Restate each line word for word. Leave out every picture.

------------------------------------

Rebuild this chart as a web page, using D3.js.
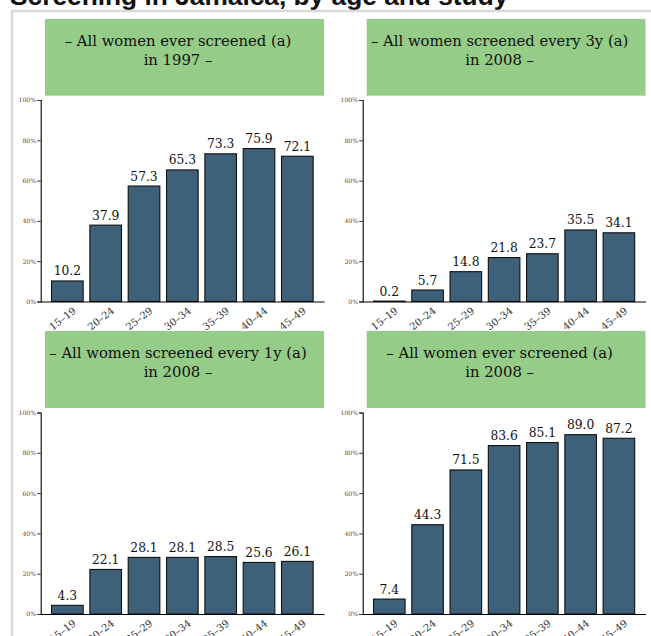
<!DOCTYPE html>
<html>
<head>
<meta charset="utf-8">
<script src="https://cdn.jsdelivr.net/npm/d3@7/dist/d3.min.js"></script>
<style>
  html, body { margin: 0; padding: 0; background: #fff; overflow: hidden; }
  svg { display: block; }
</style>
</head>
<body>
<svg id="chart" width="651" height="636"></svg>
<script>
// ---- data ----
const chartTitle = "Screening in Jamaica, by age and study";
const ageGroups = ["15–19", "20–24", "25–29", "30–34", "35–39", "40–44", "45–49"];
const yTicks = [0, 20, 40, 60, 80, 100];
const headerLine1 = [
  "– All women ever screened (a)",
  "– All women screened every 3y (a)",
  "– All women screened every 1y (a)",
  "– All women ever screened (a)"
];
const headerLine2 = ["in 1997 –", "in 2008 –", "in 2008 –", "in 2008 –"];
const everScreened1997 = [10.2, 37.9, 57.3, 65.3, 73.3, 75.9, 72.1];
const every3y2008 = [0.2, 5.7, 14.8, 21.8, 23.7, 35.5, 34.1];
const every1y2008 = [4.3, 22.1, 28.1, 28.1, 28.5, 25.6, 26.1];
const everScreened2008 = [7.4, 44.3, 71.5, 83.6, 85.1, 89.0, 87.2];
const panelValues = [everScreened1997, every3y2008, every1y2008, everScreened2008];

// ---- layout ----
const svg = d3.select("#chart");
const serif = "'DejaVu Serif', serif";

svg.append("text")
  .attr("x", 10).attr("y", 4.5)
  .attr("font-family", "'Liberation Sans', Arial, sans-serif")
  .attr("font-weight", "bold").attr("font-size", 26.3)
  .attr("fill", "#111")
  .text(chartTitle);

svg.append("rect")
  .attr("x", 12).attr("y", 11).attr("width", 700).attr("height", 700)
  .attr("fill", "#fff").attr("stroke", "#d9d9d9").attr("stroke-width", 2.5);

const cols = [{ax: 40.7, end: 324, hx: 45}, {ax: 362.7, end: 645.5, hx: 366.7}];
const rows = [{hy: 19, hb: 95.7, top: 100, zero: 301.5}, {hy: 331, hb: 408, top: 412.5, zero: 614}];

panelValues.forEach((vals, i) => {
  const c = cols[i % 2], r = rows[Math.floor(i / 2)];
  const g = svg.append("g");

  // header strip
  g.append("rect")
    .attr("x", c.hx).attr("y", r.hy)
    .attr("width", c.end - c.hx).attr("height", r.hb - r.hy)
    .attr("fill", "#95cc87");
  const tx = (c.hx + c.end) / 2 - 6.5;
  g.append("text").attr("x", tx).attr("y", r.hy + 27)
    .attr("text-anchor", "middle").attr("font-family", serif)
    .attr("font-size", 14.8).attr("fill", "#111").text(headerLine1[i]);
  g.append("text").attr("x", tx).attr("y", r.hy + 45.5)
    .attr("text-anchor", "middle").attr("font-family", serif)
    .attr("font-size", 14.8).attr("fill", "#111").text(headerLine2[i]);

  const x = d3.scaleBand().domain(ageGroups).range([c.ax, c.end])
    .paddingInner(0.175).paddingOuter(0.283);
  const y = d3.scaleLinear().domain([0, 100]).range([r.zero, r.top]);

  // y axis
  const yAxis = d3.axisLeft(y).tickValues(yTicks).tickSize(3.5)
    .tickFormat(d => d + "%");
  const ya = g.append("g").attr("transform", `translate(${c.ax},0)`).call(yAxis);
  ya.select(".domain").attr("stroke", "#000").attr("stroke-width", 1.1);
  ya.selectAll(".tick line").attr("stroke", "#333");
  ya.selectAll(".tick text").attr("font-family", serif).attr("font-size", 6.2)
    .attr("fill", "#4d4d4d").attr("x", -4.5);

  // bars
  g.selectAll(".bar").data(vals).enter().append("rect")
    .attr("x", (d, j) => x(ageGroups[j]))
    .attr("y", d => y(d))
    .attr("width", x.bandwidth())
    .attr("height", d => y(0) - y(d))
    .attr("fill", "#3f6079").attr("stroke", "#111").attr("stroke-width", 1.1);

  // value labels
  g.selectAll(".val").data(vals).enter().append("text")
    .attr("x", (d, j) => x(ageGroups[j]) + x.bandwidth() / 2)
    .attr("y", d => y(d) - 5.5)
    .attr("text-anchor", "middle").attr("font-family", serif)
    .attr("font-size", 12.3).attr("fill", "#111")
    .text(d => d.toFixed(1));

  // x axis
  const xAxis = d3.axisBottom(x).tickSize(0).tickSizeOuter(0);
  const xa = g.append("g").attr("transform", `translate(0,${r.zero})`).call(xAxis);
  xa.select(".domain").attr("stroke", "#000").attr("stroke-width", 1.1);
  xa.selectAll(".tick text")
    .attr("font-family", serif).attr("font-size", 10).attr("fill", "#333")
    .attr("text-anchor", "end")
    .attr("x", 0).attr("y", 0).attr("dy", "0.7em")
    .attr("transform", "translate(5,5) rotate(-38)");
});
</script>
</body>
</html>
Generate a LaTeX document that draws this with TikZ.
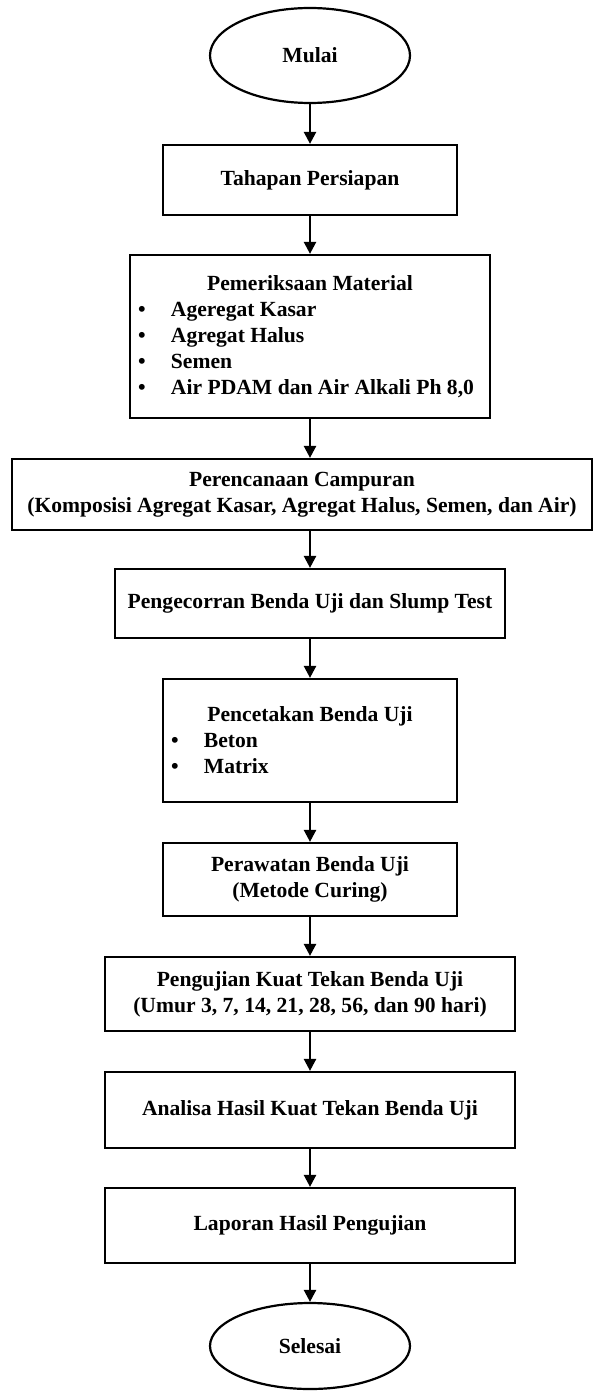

------------------------------------

» **OUTPUT BELOW**
Rebuild this chart as a web page, using D3.js.
<!DOCTYPE html>
<html>
<head>
<meta charset="utf-8">
<script src="https://cdn.jsdelivr.net/npm/d3@7/dist/d3.min.js"></script>
<style>
  html, body { margin: 0; padding: 0; background: #fff; overflow: hidden; }
  svg { display: block; }
</style>
</head>
<body>
<svg id="chart" width="651" height="636"></svg>
<script>
// ---- data ----
const chartTitle = "Screening in Jamaica, by age and study";
const ageGroups = ["15–19", "20–24", "25–29", "30–34", "35–39", "40–44", "45–49"];
const yTicks = [0, 20, 40, 60, 80, 100];
const headerLine1 = [
  "– All women ever screened (a)",
  "– All women screened every 3y (a)",
  "– All women screened every 1y (a)",
  "– All women ever screened (a)"
];
const headerLine2 = ["in 1997 –", "in 2008 –", "in 2008 –", "in 2008 –"];
const everScreened1997 = [10.2, 37.9, 57.3, 65.3, 73.3, 75.9, 72.1];
const every3y2008 = [0.2, 5.7, 14.8, 21.8, 23.7, 35.5, 34.1];
const every1y2008 = [4.3, 22.1, 28.1, 28.1, 28.5, 25.6, 26.1];
const everScreened2008 = [7.4, 44.3, 71.5, 83.6, 85.1, 89.0, 87.2];
const panelValues = [everScreened1997, every3y2008, every1y2008, everScreened2008];

// ---- layout ----
const svg = d3.select("#chart");
const serif = "'DejaVu Serif', serif";

svg.append("text")
  .attr("x", 10).attr("y", 4.5)
  .attr("font-family", "'Liberation Sans', Arial, sans-serif")
  .attr("font-weight", "bold").attr("font-size", 26.3)
  .attr("fill", "#111")
  .text(chartTitle);

svg.append("rect")
  .attr("x", 12).attr("y", 11).attr("width", 700).attr("height", 700)
  .attr("fill", "#fff").attr("stroke", "#d9d9d9").attr("stroke-width", 2.5);

const cols = [{ax: 40.7, end: 324, hx: 45}, {ax: 362.7, end: 645.5, hx: 366.7}];
const rows = [{hy: 19, hb: 95.7, top: 100, zero: 301.5}, {hy: 331, hb: 408, top: 412.5, zero: 614}];

panelValues.forEach((vals, i) => {
  const c = cols[i % 2], r = rows[Math.floor(i / 2)];
  const g = svg.append("g");

  // header strip
  g.append("rect")
    .attr("x", c.hx).attr("y", r.hy)
    .attr("width", c.end - c.hx).attr("height", r.hb - r.hy)
    .attr("fill", "#95cc87");
  const tx = (c.hx + c.end) / 2 - 6.5;
  g.append("text").attr("x", tx).attr("y", r.hy + 27)
    .attr("text-anchor", "middle").attr("font-family", serif)
    .attr("font-size", 14.8).attr("fill", "#111").text(headerLine1[i]);
  g.append("text").attr("x", tx).attr("y", r.hy + 45.5)
    .attr("text-anchor", "middle").attr("font-family", serif)
    .attr("font-size", 14.8).attr("fill", "#111").text(headerLine2[i]);

  const x = d3.scaleBand().domain(ageGroups).range([c.ax, c.end])
    .paddingInner(0.175).paddingOuter(0.283);
  const y = d3.scaleLinear().domain([0, 100]).range([r.zero, r.top]);

  // y axis
  const yAxis = d3.axisLeft(y).tickValues(yTicks).tickSize(3.5)
    .tickFormat(d => d + "%");
  const ya = g.append("g").attr("transform", `translate(${c.ax},0)`).call(yAxis);
  ya.select(".domain").attr("stroke", "#000").attr("stroke-width", 1.1);
  ya.selectAll(".tick line").attr("stroke", "#333");
  ya.selectAll(".tick text").attr("font-family", serif).attr("font-size", 6.2)
    .attr("fill", "#4d4d4d").attr("x", -4.5);

  // bars
  g.selectAll(".bar").data(vals).enter().append("rect")
    .attr("x", (d, j) => x(ageGroups[j]))
    .attr("y", d => y(d))
    .attr("width", x.bandwidth())
    .attr("height", d => y(0) - y(d))
    .attr("fill", "#3f6079").attr("stroke", "#111").attr("stroke-width", 1.1);

  // value labels
  g.selectAll(".val").data(vals).enter().append("text")
    .attr("x", (d, j) => x(ageGroups[j]) + x.bandwidth() / 2)
    .attr("y", d => y(d) - 5.5)
    .attr("text-anchor", "middle").attr("font-family", serif)
    .attr("font-size", 12.3).attr("fill", "#111")
    .text(d => d.toFixed(1));

  // x axis
  const xAxis = d3.axisBottom(x).tickSize(0).tickSizeOuter(0);
  const xa = g.append("g").attr("transform", `translate(0,${r.zero})`).call(xAxis);
  xa.select(".domain").attr("stroke", "#000").attr("stroke-width", 1.1);
  xa.selectAll(".tick text")
    .attr("font-family", serif).attr("font-size", 10).attr("fill", "#333")
    .attr("text-anchor", "end")
    .attr("x", 0).attr("y", 0).attr("dy", "0.7em")
    .attr("transform", "translate(5,5) rotate(-38)");
});
</script>
</body>
</html>
Generate a LaTeX document that draws this with TikZ.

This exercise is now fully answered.